The output device is not a file, similar to a text file on the computer, but the output device is a computer, which accepts commands but not content. Word processing means to convert a zip file which contains of content into a command language which contains of actions. Let me give an example:

  # command language example
  title="hello world"
  drawtext(0,0,title)

  abstract="Lorem ipsum"
  drawtext(0,20,abstract)

  image=screenshot.png
  drawimage(0,50,image)

  paragraph="lorem ipsum"
  drawtext(0,0,paragraph)


This mini program has much in common with a python script but it is printing something to a screen. The interesting situation is such a file doesn't contain of normal text and it is not a markup language, but it is sequence of action words, formulated in a printer command language. Such a script can be executed on a printer or a graphic display. So the question is how to create such a command language script? One option is enter to commands manually, or to use a generator. This would result into a multi step process.

1. input: textfile, images
2. printer command language
3. output: pdf file

 

Generating a pdf paper with a command language

The interesting situation, that even the pdf format is known since years and around 100 different programs are available to create such a file format, it remains unclear what exactly word processing is about. The reason is, that the subject is mostly defined from a users perspective which makes it hard to grasp the underlying technical pipeline.

From a users perspective there are two sorts of programs available: WYSWYG programs and markup languages. Instead of arguing which of these tools are working better the idea is to describe in general what typesetting and printing is about. Typesetting means to convert content into commands. An example for content is a text file or a png image. And an example for a printer command is "drawtext()".

So what is the difference? It has to do with different understanding of the same subject. An author of a text things in categories of content. He writes a text or he draws an image. All these content is stored in files. A text file contains of information but it can't be executed. In contrast, an output device like a printer or a graphic display have a different perspective to the world. They are operating with commands. That means, a printer provides to the outside world a API (application programing interface). Printing something out means to translate between content into commands. This is inbetween step is realized by word processor.

After this introduction let us take a low how to print out something from a low level perspective. The idea is, that not the content stands in the focus but the needs of the output device. In the concrete case the output device is a pdf file which is created by the FPDF libray in the python language.

    import fpdf,os

    width=190
    pdf = fpdf.FPDF()
    pdf.add_page()

    title="lorem ipsum"
    pdf.set_font('Arial', '', 32)
    pdf.multi_cell(width,12,title,1,"C")
    pdf.ln()

    text="""Longer text
    newline
    lorem ipsum."""
    pdf.set_font('Arial', '', 12)
    pdf.multi_cell(width,6,text,1,"J")
    pdf.ln()

    pdf.output('1.pdf', 'F')
    os.system("evince 1.pdf")


After running this Python script it will create a pdf file and show it on the screen. The interesting situation is, that the python script contains of commands. That means, the printer doesn't understand a text file but it needs a commands to print a certain line. Suppose the idea is to print out a longer document which has 20 pages. This is realized by providing lots of commands after each other. At the beginning there is a command for printing the headline, then a command for the abstract, then a command for a picture and so on.

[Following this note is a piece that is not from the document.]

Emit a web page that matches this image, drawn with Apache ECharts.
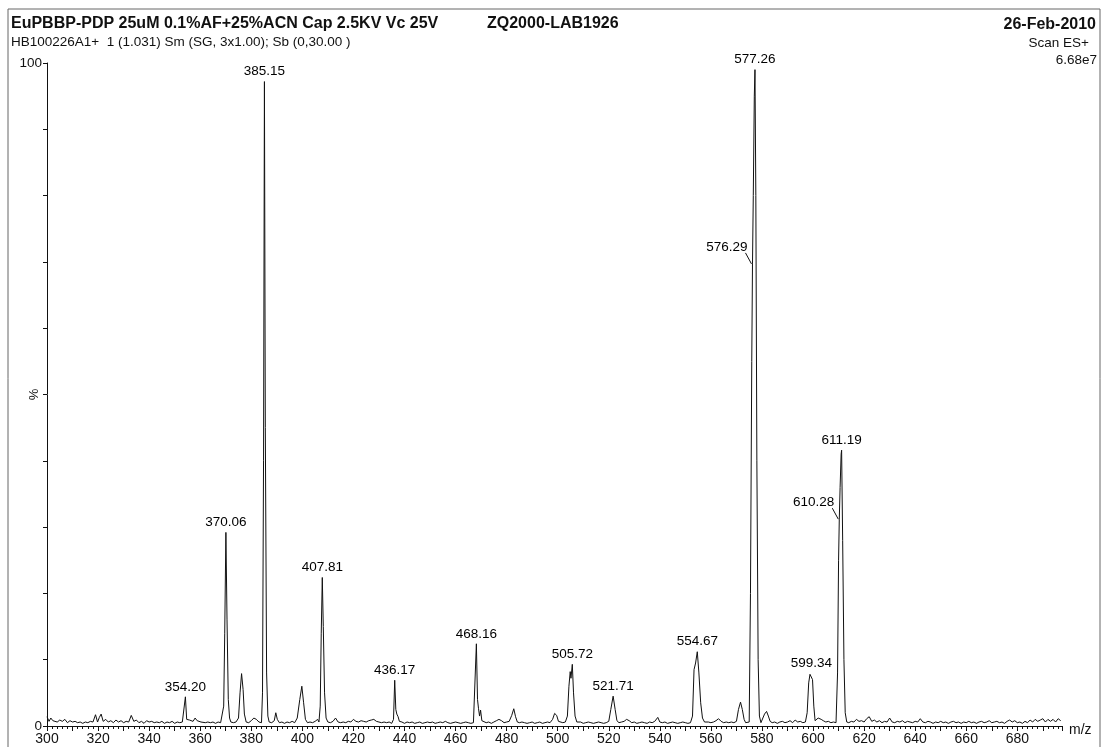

The problem is, that most authors are not trained to formulate a text in this way. The author doesn't like to program a printer, but he likes to print a text file. So the question is how to convert a ".txt" file into a ".py" script which contains of printer commands? This is indeed an interesting problem and it is handled by word processing software. A word processor takes content from the user and converts it into a command language.

In theory it is possible to convert the markdown format into a printer command language. Such a tool would work the following way. The text author writes something into th markdown format which is a plain text format. Then the converter is started. The converter takes the markdown content and generates a python script formulated in the printer command language. The python script contains the syntax of the fpdf library which is mostly the command multi_cell() and set_font(). These commands are send to the virtual printer and are generating the pdf file.

The challenge is to convert the markdown content into an action language. For example in the markdown syntax a new section is started with "## section". But this markup syntax contains only of content but it is not a command. A command which can be interpreted from a printer would look like:
   pdf.set_font('Arial', '', 12)

There is a typical communiation problem. The author of a text things in categories of content, while the output printer needs dedicated commands to operate. The interesting situation is, that with the correct commands the printer device can do anything. That means, it will output a single character or a longer text line. The only problem is how to convert content into action.